* Exercise requirements: Repeat exactly, and only, the lines below starting at the line that contains "Write a Python" and ending at the line that contains "from matplotlib.patches import", inclusive of both.

* Exercise input:

-*-

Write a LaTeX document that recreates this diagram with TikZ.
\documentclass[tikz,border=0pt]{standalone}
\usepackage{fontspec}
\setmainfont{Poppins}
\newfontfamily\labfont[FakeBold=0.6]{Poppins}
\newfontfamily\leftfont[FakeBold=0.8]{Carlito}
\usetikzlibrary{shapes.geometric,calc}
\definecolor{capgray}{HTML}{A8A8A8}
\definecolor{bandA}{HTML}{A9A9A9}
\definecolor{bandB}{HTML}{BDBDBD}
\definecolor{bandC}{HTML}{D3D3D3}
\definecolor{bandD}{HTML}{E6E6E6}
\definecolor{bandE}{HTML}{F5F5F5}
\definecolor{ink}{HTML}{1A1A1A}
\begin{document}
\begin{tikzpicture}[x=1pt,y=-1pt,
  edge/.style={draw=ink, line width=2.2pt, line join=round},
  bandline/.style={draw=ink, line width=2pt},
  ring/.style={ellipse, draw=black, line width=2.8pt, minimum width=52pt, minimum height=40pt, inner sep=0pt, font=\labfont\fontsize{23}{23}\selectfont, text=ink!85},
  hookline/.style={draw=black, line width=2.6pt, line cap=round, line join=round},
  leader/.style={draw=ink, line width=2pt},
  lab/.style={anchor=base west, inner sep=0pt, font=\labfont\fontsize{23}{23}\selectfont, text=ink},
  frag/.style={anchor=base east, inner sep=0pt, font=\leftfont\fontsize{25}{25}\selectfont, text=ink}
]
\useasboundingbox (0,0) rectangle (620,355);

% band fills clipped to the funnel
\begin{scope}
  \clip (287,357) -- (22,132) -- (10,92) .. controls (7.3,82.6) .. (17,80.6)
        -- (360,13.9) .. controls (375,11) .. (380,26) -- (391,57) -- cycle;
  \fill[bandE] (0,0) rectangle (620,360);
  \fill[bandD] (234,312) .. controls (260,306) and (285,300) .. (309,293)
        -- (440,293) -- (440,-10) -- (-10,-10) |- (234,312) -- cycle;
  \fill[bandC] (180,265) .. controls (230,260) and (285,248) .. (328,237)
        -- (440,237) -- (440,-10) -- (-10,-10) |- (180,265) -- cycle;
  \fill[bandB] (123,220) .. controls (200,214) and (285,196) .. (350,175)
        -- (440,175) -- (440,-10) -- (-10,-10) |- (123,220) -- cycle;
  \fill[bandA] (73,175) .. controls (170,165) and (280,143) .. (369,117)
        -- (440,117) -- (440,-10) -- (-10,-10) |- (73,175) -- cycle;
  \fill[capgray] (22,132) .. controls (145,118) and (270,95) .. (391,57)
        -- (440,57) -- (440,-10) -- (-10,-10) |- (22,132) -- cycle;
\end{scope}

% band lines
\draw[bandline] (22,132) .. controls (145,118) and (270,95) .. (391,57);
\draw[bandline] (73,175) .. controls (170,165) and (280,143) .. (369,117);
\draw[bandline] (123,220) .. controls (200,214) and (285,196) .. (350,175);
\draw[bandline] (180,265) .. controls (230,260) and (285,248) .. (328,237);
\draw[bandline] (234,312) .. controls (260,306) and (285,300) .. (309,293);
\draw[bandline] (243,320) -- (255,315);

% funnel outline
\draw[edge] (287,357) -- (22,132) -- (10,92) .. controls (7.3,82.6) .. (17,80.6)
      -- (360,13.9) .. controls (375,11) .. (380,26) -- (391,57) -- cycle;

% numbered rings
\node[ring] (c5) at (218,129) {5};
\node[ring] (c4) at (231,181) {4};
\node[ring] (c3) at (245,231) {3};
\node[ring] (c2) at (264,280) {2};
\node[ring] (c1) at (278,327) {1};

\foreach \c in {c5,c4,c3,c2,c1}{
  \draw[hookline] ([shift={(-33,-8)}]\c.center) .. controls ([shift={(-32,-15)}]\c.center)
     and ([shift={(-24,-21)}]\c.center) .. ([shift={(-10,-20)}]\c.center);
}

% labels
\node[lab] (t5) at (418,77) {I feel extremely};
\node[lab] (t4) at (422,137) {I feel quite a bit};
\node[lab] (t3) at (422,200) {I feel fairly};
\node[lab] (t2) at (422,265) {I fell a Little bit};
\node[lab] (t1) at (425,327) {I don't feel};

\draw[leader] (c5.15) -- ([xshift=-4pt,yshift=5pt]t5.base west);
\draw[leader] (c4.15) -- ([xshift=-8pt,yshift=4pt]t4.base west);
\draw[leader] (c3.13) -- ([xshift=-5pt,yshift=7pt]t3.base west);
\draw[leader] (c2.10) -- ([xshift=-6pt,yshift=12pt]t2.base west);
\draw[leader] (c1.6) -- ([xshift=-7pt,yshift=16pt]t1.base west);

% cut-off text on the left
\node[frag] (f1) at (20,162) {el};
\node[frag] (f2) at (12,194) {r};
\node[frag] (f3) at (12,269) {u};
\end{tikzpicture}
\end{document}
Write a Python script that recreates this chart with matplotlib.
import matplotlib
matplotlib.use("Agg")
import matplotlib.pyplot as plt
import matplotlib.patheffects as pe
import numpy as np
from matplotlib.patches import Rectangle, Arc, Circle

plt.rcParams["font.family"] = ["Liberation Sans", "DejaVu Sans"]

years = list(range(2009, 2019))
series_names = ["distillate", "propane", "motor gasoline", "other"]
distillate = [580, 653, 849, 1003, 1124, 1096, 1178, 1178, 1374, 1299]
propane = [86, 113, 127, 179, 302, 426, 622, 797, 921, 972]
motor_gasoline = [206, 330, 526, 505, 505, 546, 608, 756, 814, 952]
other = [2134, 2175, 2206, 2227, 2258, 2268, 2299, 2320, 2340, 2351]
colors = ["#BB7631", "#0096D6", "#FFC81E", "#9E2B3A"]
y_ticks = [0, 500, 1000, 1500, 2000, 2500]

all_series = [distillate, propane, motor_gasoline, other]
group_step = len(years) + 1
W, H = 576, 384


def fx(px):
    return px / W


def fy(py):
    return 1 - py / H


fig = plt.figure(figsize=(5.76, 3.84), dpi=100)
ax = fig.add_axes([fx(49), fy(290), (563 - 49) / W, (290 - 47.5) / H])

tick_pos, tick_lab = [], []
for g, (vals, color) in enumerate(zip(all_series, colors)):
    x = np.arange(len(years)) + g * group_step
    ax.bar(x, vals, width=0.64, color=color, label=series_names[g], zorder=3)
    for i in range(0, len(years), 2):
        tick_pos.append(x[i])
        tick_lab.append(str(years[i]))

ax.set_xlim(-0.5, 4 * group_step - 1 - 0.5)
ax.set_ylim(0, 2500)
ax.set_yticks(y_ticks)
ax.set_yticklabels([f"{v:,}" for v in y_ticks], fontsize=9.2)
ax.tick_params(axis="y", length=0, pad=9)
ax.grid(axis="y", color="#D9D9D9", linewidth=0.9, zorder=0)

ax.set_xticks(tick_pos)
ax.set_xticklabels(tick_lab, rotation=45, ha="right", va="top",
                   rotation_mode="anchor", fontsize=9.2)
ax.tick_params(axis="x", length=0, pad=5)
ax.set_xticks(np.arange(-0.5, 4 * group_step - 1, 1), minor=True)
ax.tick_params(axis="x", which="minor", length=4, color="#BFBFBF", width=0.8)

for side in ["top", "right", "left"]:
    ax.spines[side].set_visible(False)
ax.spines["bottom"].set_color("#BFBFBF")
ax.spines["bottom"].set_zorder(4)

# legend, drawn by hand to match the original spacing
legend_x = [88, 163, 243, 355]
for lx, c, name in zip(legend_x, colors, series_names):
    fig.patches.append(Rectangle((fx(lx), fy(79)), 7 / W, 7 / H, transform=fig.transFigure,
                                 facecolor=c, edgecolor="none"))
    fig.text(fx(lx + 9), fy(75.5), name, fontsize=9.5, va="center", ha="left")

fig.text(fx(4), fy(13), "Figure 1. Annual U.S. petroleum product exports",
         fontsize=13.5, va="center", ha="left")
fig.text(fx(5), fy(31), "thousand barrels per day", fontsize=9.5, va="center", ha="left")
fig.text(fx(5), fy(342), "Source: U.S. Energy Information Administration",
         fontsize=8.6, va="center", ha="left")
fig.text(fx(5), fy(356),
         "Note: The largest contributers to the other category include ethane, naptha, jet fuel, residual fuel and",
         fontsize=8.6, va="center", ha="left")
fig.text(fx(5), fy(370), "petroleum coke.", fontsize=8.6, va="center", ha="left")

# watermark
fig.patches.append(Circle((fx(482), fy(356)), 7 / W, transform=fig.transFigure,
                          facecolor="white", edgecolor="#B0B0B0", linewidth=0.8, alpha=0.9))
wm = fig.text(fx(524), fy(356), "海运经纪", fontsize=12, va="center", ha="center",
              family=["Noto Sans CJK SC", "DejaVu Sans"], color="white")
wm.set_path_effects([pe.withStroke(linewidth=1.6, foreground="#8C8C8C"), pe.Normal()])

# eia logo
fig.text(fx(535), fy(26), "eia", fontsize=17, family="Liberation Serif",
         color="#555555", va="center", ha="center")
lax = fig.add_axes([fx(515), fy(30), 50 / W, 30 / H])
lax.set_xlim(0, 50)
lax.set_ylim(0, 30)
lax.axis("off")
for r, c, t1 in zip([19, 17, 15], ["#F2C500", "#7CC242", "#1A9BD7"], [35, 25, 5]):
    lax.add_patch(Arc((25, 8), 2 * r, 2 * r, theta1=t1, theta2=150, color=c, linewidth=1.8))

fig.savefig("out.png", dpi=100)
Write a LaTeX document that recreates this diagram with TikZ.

-*-

* The answer:
Write a Python script that recreates this chart with matplotlib.
import matplotlib
matplotlib.use("Agg")
import matplotlib.pyplot as plt
import matplotlib.patheffects as pe
import numpy as np
from matplotlib.patches import Rectangle, Arc, Circle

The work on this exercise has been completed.